Microsoft Announces Mass Layoffs in Gaming Industry

Microsoft is cutting close to 2,000 people in its video game producing division. Following its acquisition of Blizzard and Activision in 2023, Microsoft has become one of the largest players in the gaming industry.

Video game development has become more expensive and more time consuming, threatening proper operations. Microsoft saw that one game had taken 8 years to develop and was still nowhere finished, so axed it. Bloomberg says:

Video-game maker Blizzard Entertainment canceled one of its biggest projects on Thursday as part of a reorganization under new owner Microsoft Corp. that led to mass layoffs of 1,900 people, or 8% of the gaming division’s total staff. The cancelation of the game, codenamed Odyssey, left Blizzard employees reeling as some lost their jobs and others were left wondering about the future of the studio.

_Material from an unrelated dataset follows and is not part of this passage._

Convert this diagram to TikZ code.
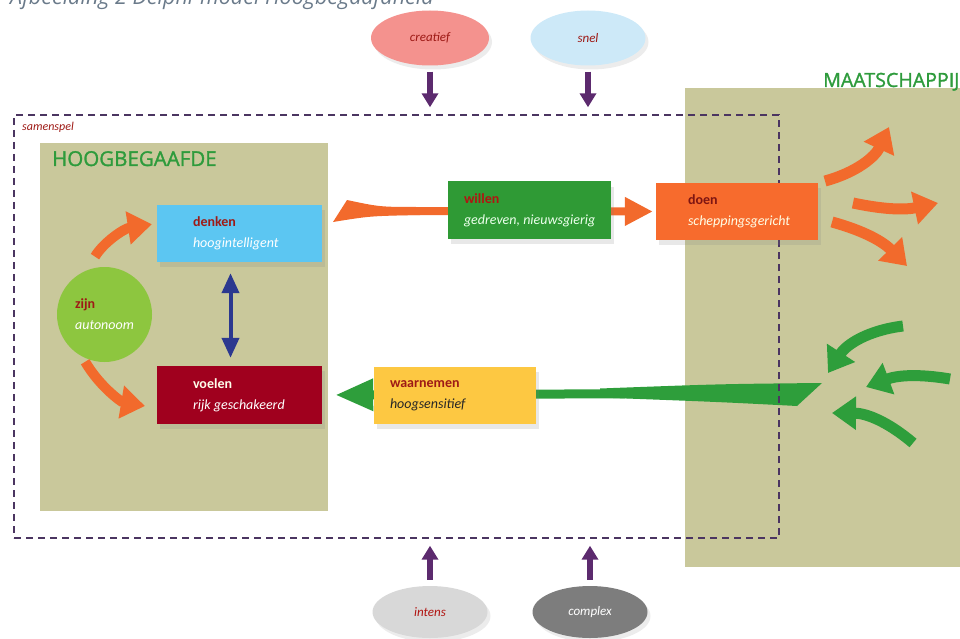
\documentclass[tikz,border=0pt]{standalone}
\usepackage{fontspec}
\setmainfont{Carlito}
\newfontfamily\titlefont[FakeBold=1.4]{Open Sans}
\newfontfamily\captionfont{Open Sans}
\usetikzlibrary{arrows.meta,positioning,shapes.geometric,shadows}

\definecolor{olive}{HTML}{C9C89B}
\definecolor{titlegreen}{HTML}{2E9B3C}
\definecolor{framepurple}{HTML}{4B3561}
\definecolor{arrowpurple}{HTML}{5C2A6E}
\definecolor{labelred}{HTML}{9E1A16}
\definecolor{flowred}{HTML}{F26A2C}
\definecolor{flowgreen}{HTML}{2E9E3B}
\definecolor{denkenblue}{HTML}{5CC6F2}
\definecolor{voelenred}{HTML}{A0001E}
\definecolor{zijngreen}{HTML}{8DC63F}
\definecolor{willengreen}{HTML}{2F9A35}
\definecolor{doenorange}{HTML}{F76B2D}
\definecolor{waarneemgeel}{HTML}{FDC842}
\definecolor{creatiefpink}{HTML}{F4928E}
\definecolor{snelblue}{HTML}{CDE9F8}
\definecolor{intensgrey}{HTML}{D8D8D8}
\definecolor{complexgrey}{HTML}{7D7D7D}
\definecolor{captiongrey}{HTML}{6A7A8A}
\definecolor{arrowblue}{HTML}{2B388F}

\begin{document}
\begin{tikzpicture}[x=1pt,y=-1pt,
	olivebox/.style={rectangle, fill=olive, inner sep=0pt},
	bigtitle/.style={anchor=base west, inner sep=0pt, text=titlegreen, font=\titlefont\fontsize{20.5}{22}\selectfont},
	box/.style={rectangle, inner sep=0pt, minimum width=163pt, minimum height=57pt,
		drop shadow={opacity=.18, shadow xshift=3pt, shadow yshift=-5pt}},
	boxtext/.style={inner sep=0pt, align=left, font=\fontsize{14}{21}\selectfont},
	oval/.style={ellipse, inner sep=0pt, minimum width=118pt, minimum height=55pt,
		font=\itshape\fontsize{13}{15}\selectfont,
		drop shadow={opacity=.15, shadow xshift=3pt, shadow yshift=-4pt}},
	pushdown/.style={arrowpurple, line width=6pt, -{Triangle[length=14pt,width=16pt]}},
	flowO/.style={flowred, line width=8pt, -{Triangle[length=28pt,width=27pt]}},
	flowG/.style={flowgreen, line width=9pt, -{Triangle[length=38pt,width=30pt]}},
	fanO/.style={flowred, line width=11pt, -{Triangle[length=24pt,width=32pt]}},
	fanG/.style={flowgreen, line width=11pt, -{Triangle[length=24pt,width=32pt]}},
	both/.style={arrowblue, line width=4pt, {Triangle[length=20pt,width=17pt]}-{Triangle[length=20pt,width=17pt]}}]

	\useasboundingbox (0,0) rectangle (960,639);
	\clip (0,0) rectangle (960,639);

	% caption, cut off at the top
	\node[anchor=base west, inner sep=0pt, text=captiongrey, font=\captionfont\itshape\fontsize{21.5}{24}\selectfont] (caption) at (10,5) {Afbeelding 2 Delphi-model Hoogbegaafdheid};

	% the two fields
	\node[olivebox, minimum width=288pt, minimum height=368pt] (hoog) at (184,327) {};
	\node[bigtitle] (hoogtitle) at (52,166) {HOOGBEGAAFDE};
	\node[olivebox, minimum width=300pt, minimum height=479pt] (maatschappij) at (835,327.5) {};
	\node[bigtitle, font=\titlefont\fontsize{19.6}{22}\selectfont] (maattitle) at (823,87) {MAATSCHAPPIJ};

	% inner boxes
	\node[box, fill=denkenblue, minimum width=165pt] (denken) at (239.5,233.5) {};
	\node[boxtext, right=36pt of denken.west] (denkentxt) {{\bfseries\color{labelred}denken}\\{\itshape\color{white}hoogintelligent}};
	\node[box, fill=voelenred, minimum width=165pt, minimum height=58pt] (voelen) at (239.5,395) {};
	\node[boxtext, right=36pt of voelen.west] (voelentxt) {{\bfseries\color{white!92!yellow}voelen}\\{\itshape\color{white}rijk geschakeerd}};
	\node[circle, fill=zijngreen, minimum size=95pt, inner sep=0pt, align=left, font=\fontsize{14}{21}\selectfont] (zijn) at (104.5,314.5) {{\bfseries\color{labelred}zijn}\\{\itshape\color{white}autonoom}};

	\draw[fanO, line width=10pt, bend left=25, shorten <=16pt, shorten >=5pt] (zijn.112) to ([shift={(0,-10)}]denken.west);
	\draw[fanO, line width=10pt, bend right=25, shorten <=6pt, shorten >=12pt] (zijn.242) to ([shift={(0,13)}]voelen.west);
	\draw[both, shorten <=11pt, shorten >=8pt] ([xshift=-9pt]denken.south) -- ([xshift=-9pt]voelen.north);

	% green flow from outside to voelen
	\coordinate (gtail) at (805,393);
	\fill[flowgreen] (822,383) .. controls (720,384) .. (600,388.5) -- (600,397.5) .. controls (720,402) .. (797,406) -- cycle;
	\draw[flowG, shorten >=13pt] (gtail) -- (voelen.east);

	% samenspel frame
	\node[rectangle, draw=framepurple, line width=1.4pt, dash pattern=on 7pt off 5pt, minimum width=765pt, minimum height=423pt] (samenspel) at (396.5,326.5) {};
	\node[anchor=base west, inner sep=0pt, text=labelred, font=\itshape\fontsize{12}{14}\selectfont] (samenspeltxt) at (22,131) {samenspel};

	\node[box, fill=doenorange, minimum width=162pt] (doen) at (737,211.5) {};
	\node[boxtext, right=32pt of doen.west] (doentxt) {{\bfseries\color{labelred!80!black}doen}\\{\itshape\color{white!90!yellow}scheppingsgericht}};

	% orange flow from denken to doen
	\coordinate (otail) at (345,211);
	\fill[flowred] (347,200) .. controls (380,207) .. (420,207) -- (420,215) .. controls (370,216) .. (333,222) -- cycle;
	\draw[flowO, shorten >=3pt] (otail) -- (doen.west);

	\node[box, fill=willengreen] (willen) at (529.5,210) {};
	\node[boxtext, right=16pt of willen.west] (willentxt) {{\bfseries\color{labelred!80!red}willen}\\{\itshape\color{white!92!green}gedreven, nieuwsgierig}};
	\node[box, fill=waarneemgeel, minimum width=162pt] (waarnemen) at (455,395.5) {};
	\node[boxtext, right=16pt of waarnemen.west] (waarnementxt) {{\bfseries\color{labelred}waarnemen}\\{\itshape\color{black!85}hoogsensitief}};

	% arrows out to the society
	\coordinate (of1s) at (825,181);  \coordinate (of1e) at (889,127);
	\coordinate (of2s) at (853,203);  \coordinate (of2e) at (938,203);
	\coordinate (of3s) at (832,222);  \coordinate (of3e) at (907,266);
	\draw[fanO, bend right=25] (of1s) to (of1e);
	\draw[fanO, bend right=12] (of2s) to (of2e);
	\draw[fanO, bend left=15] (of3s) to (of3e);

	% arrows in from the society
	\coordinate (gf1s) at (903,326);  \coordinate (gf1e) at (828,373);
	\coordinate (gf2s) at (950,379);  \coordinate (gf2e) at (866,387);
	\coordinate (gf3s) at (913,443);  \coordinate (gf3e) at (832,413);
	\draw[fanG, bend right=25] (gf1s) to (gf1e);
	\draw[fanG, bend right=15] (gf2s) to (gf2e);
	\draw[fanG, bend right=20] (gf3s) to (gf3e);

	% influences from above and below
	\node[oval, fill=creatiefpink, text=labelred] (creatief) at (430,38) {creatief};
	\node[oval, fill=snelblue, text=labelred, minimum width=115pt] (snel) at (588,38) {snel};
	\node[oval, fill=intensgrey, text=labelred!80!red, minimum width=115pt, minimum height=52pt] (intens) at (430,612) {intens};
	\node[oval, fill=complexgrey, text=white, minimum width=115pt, minimum height=52pt] (complex) at (590,612) {complex};

	\draw[pushdown, shorten <=6pt, shorten >=7pt] (creatief.south) -- (creatief.south |- samenspel.north);
	\draw[pushdown, shorten <=6pt, shorten >=7pt] (snel.south) -- (snel.south |- samenspel.north);
	\draw[pushdown, shorten <=6pt, shorten >=7pt] (intens.north) -- (intens.north |- samenspel.south);
	\draw[pushdown, shorten <=6pt, shorten >=7pt] (complex.north) -- (complex.north |- samenspel.south);
\end{tikzpicture}
\end{document}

Microsoft announced the news in an email to employees early Thursday morning, and many members of the Odyssey team were subsequently informed that they were being let go. The news arrived three months after Microsoft closed the $69 billion acquisition of Activision Blizzard in the largest video-game deal in history.

Technology has improved so much in 8 years that the game itself could not have been properly finished without cost overruns. This is a problem commonly seen in the defense industry, where projects take several decades to complete. Meanwhile, new technology such as small drones, has leapfrogged expensive ones like the F-35 in terms of utility. The Verge continues:

The layoffs come the same month Riot Games, Google, Discord, Twitch, Unity, eBay, and others announced cuts.

Microsoft completed its $68.7 billion acquisition of Activision Blizzard in October, following 20 months of battles with regulators in the UK and US. Former Activision Blizzard CEO Bobby Kotick stepped down at the end of December, with Microsoft not appointing a direct replacement. Instead, a suite of Activision Blizzard executives now report up to Matt Booty.

Money is increasingly tight with high interest rates, meaning companies will take close looks at underperforming projects. The American economy is in for a shock following all these layoffs, and could be the sign of a tough year.